Where e is the error term or residual value

- e is +ve if the value of y for a datapoint is above regression line
- e is -ve if the value of y for a datapoint is below regression line

** ****Error = Actual y value – calculated y value using regression equation**

Hence, the residual value or error is defined as the vertical distance between the datapoint and the regression equation.

We will see in our next section how to build regression equation; rest of this section is focused on assumptions of regression model.

**Assumptions of linear regression**

- Linear relationship between dependent variable and independent variables
- Normal distribution of residuals with zero mean and fixed variance
- Errors are independent of each other and do not form a pattern
- values of x (Independent variable) are not random; it means there is no error associated in measuring the variable x.

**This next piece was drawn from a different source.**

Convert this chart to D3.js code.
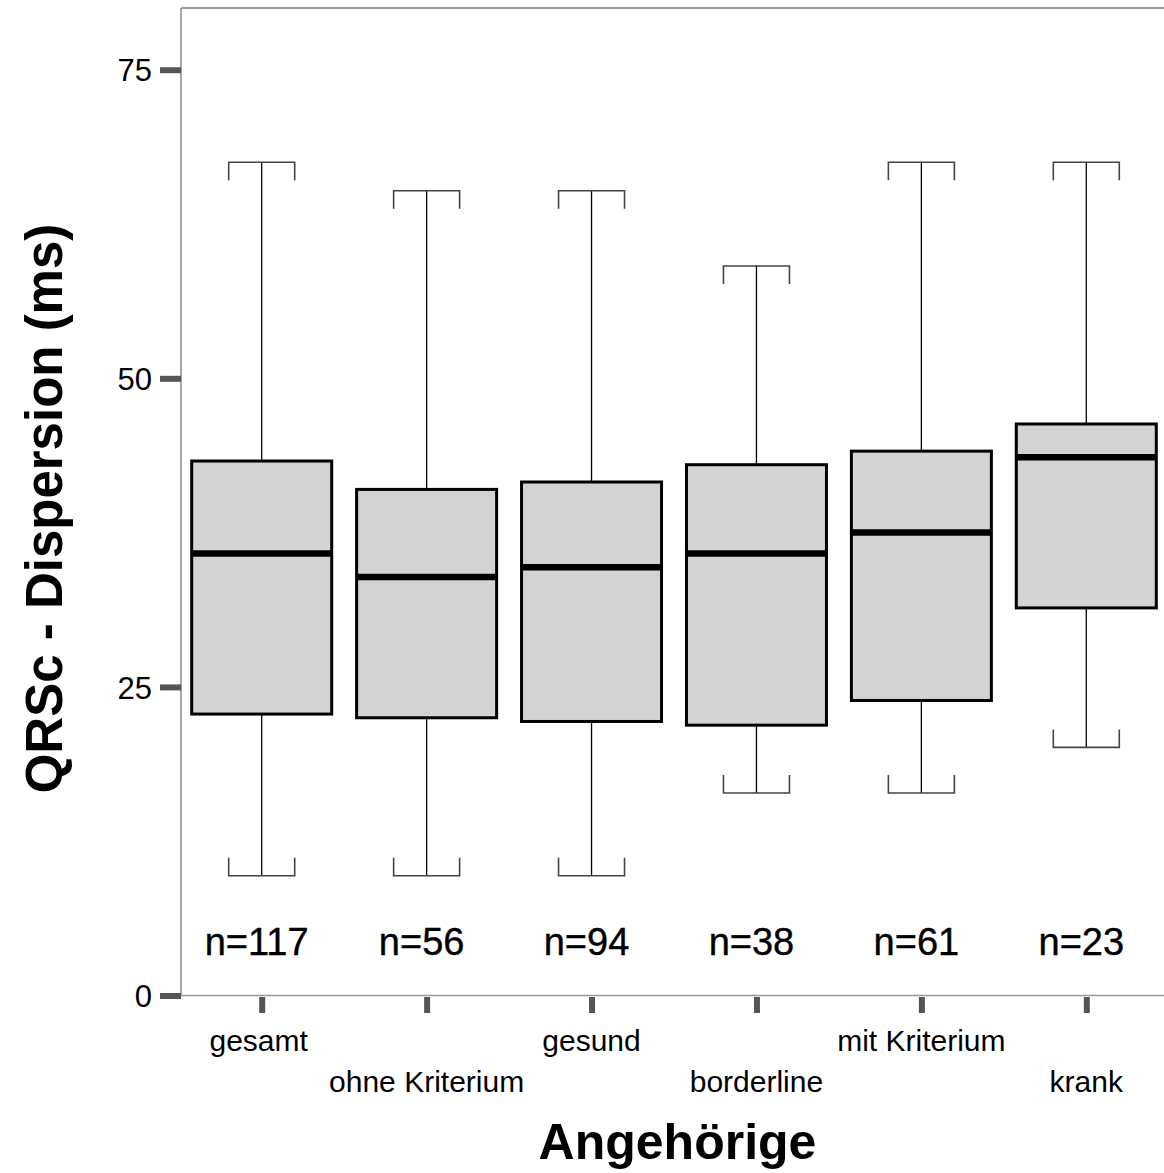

*Below is a brief explanation of these assumptions; we will once again deal with them in our next section while we discuss on fit of the regression line and how good the developed model is!*

**Linear relationship**

As we are fitting a linear equation to explain the relationship between y and x, it is assumed that these variables indeed have a true linear relationship.

Imagine a case (example below), where the relationship between y and x is clearly non-linear but we are trying to fit a linear equation!

Similarly, the below example show where the relationship between y and x is not close to linear.

#### Tests for linear relationship

- Scatter plot, correlation coefficient and slope of the regression equation provide an idea on linear relationship between y and x
- Correlation coefficient close to zero – NO linear relationship
- Slope of the line should be either +ve or –ve for linear relationship

**Distribution of errors**

Errors or residuals should be spread on either side of regression line with mean zero and have a fixed variance. Also, these residuals should form a normal distribution.

In cases where the distribution is non-normal, still regression could be performed (methods used in such cases are discussed in coming sections)

**Values of y at each value of x must be normally distributed**

**Variance of y at each value of x is same (homogeneity of variances)**

**Errors are independent of each other**

Errors should not increase or decrease as x increases. This means errors must be ** purely random** and they should not form a pattern. They should not be increasing or decreasing with time.

Errors must be ‘Purely random’; if they are not random and form a pattern, they must have been accommodated in our regression equation!!

We can observe this distribution by plotting residuals vs x values.